Looking to the future: former rail corridor ready for Newcastle’s next chapter
19 December 2016
Work to clear the former heavy rail corridor is now complete, making way for new opportunities and marking a key milestone in the revitalisation of Newcastle.
Revitalising Newcastle Program Director, Michael Cassel said this work brings us another step closer to uniting the city centre with Newcastle’s iconic working harbour.
“The rail line played a vital role in the industrial development of the region, connecting the land to the sea since the 1850s, carrying coal, timber, wheat and livestock over the years,” Mr Cassel said.

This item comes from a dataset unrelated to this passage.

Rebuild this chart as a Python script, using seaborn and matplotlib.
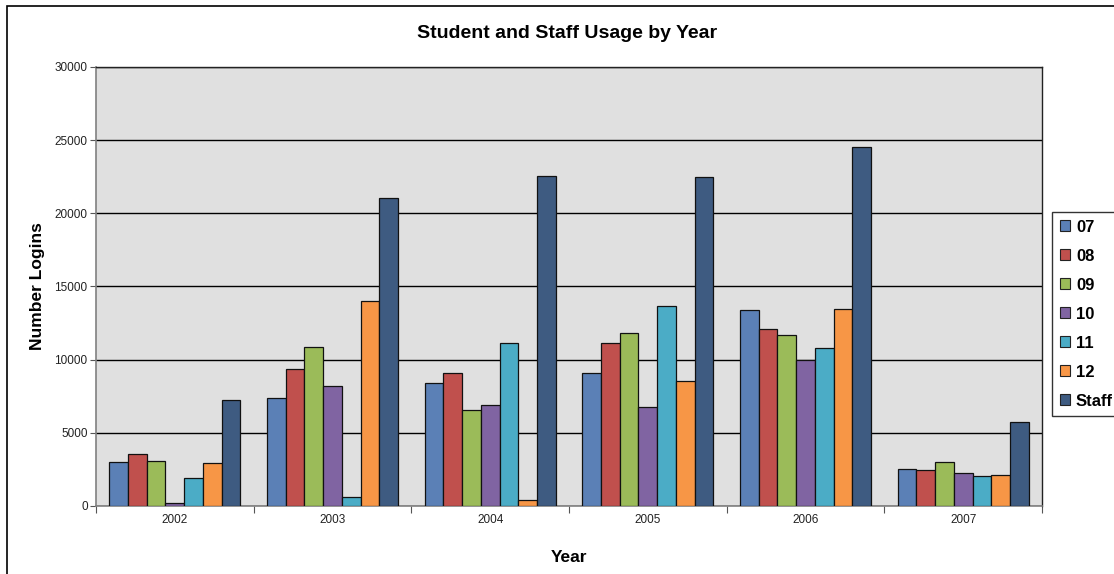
import matplotlib
matplotlib.use("Agg")
import matplotlib.pyplot as plt
import seaborn as sns
import pandas as pd
import numpy as np
from matplotlib.patches import Rectangle

years = ["2002", "2003", "2004", "2005", "2006", "2007"]
groups = ["07", "08", "09", "10", "11", "12", "Staff"]
v07 = [3000, 7400, 8400, 9100, 13370, 2500]
v08 = [3550, 9360, 9090, 11160, 12120, 2440]
v09 = [3050, 10840, 6580, 11800, 11710, 3000]
v10 = [230, 8180, 6900, 6770, 10000, 2280]
v11 = [1890, 640, 11160, 13670, 10770, 2030]
v12 = [2920, 13990, 410, 8560, 13440, 2140]
vstaff = [7220, 21070, 22550, 22460, 24510, 5740]
colors = ["#5b80b6", "#c0504d", "#9bbb59", "#8064a2", "#4bacc6", "#f79646", "#3e5b81"]

series = [v07, v08, v09, v10, v11, v12, vstaff]
rows = []
for g, vals in zip(groups, series):
    for y, v in zip(years, vals):
        rows.append({"Year": y, "Group": g, "Logins": v})
df = pd.DataFrame(rows)

sns.set_theme(style="white")
plt.rcParams["font.family"] = ["Liberation Sans", "DejaVu Sans"]
plt.rcParams["text.color"] = "black"
plt.rcParams["axes.labelcolor"] = "black"

fig = plt.figure(figsize=(11.14, 5.74), dpi=100)
ax = fig.add_axes([96/1114, 68/574, 946/1114, 439/574])
ax.set_facecolor("#e0e0e0")

sns.barplot(data=df, x="Year", y="Logins", hue="Group", order=years, hue_order=groups,
            palette=dict(zip(groups, colors)), saturation=1, edgecolor="#111111", linewidth=0.9,
            width=0.83, errorbar=None, ax=ax, legend=False, zorder=3)

ax.set_ylim(0, 30000)
ax.set_xlim(-0.5, 5.5)
ax.set_yticks(np.arange(0, 30001, 5000))
ax.yaxis.grid(True, color="#000000", linewidth=1.0, zorder=0)
ax.set_axisbelow(True)
ax.tick_params(axis="y", which="major", direction="out", length=4, width=0.8, color="#555555",
               labelsize=8.5, labelcolor="#222222", pad=2, left=True)
ax.tick_params(axis="x", which="major", length=0, labelsize=8.5, labelcolor="#222222", pad=6)
ax.set_xticks(np.arange(-0.5, 6.0, 1.0), minor=True)
ax.tick_params(axis="x", which="minor", direction="out", length=5, width=0.8, color="#555555", bottom=True)
for s in ["left", "bottom"]:
    ax.spines[s].set_color("#808080")
    ax.spines[s].set_linewidth(1.2)
for s in ["top", "right"]:
    ax.spines[s].set_color("#222222")
    ax.spines[s].set_linewidth(1.0)

ax.set_xlabel("Year", fontsize=12.5, fontweight="bold", labelpad=17, color="black")
ax.set_ylabel("Number Logins", fontsize=12.5, fontweight="bold", labelpad=7, color="black")
fig.text(0.509, 1 - 33/574, "Student and Staff Usage by Year", fontsize=14, fontweight="bold",
         ha="center", va="center", color="black")

handles = [Rectangle((0, 0), 1, 1, facecolor=c, edgecolor="#222222", linewidth=0.8) for c in colors]
leg = fig.legend(handles, groups, loc="upper left", bbox_to_anchor=(1052/1114, 1 - 212/574),
                 frameon=True, fancybox=False, edgecolor="#000000", prop={"weight": "bold", "size": 12},
                 handlelength=0.64, handleheight=0.64, handletextpad=0.35, labelspacing=0.84,
                 borderpad=0.45, borderaxespad=0)
leg.get_frame().set_linewidth(1.0)
for t in leg.get_texts():
    t.set_color("black")

fig.patches.append(Rectangle((7/1114, -0.1), 1.2, 1 - 6/574 + 0.1, transform=fig.transFigure,
                             fill=False, edgecolor="#000000", linewidth=1.2, zorder=0))

fig.savefig("out.png", dpi=100, facecolor="white")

“But now we’re looking to the future, to Newcastle’s next chapter.
“We’re challenging the people of Newcastle to reimagine the city centre as a reinvigorated, vibrant place that supports a future with better employment choices, so Novocastrians can stay and raise their children here.
“Our next step is about taking the land available and making it work for the community, visitors and future employers, and we’ve recently asked for ideas for future uses of the Newcastle and Civic station precincts.”
Friday 9 December marked the official opening of new public space, the Market Street Lawn, with around 2,000 people enjoying a summer fiesta inspired event.
“Opening the Market Street Lawn gives the people of Newcastle a taste of what’s possible,” Mr Cassel said.
“We’re also integrating urban transformation with new, efficient transport to return Hunter Street to a thriving main street.
“We are improving the experience of being in and moving around this great city, and breathing new life into Newcastle.”
This work is being delivered as part of the NSW Government’s $510 million investment in Newcastle, designed to attract people back to the city centre and rekindle the vibrancy of Newcastle’s CBD.
Work to clear the former heavy rail corridor – facts and figures:
Over 300 people worked tirelessly to clear the former heavy rail corridor over the past six months, with around 8.8 kilometres of rail, 7,300 sleepers, 4 kilometres of overhead wiring, and 18,000 tonnes of ballast removed.
One hundred percent of the copper has been melted down and recycled locally at One Steel.
The material from the five pedestrian footbridges was recycled, including over
440 tonnes of concrete recycled at Boral Kooragang and almost 120 tonnes of steel recycled at Simsmetal Kooragang.
Specialist signalling equipment and over 7,500 tonnes of ballast will be reused elsewhere across the NSW train network.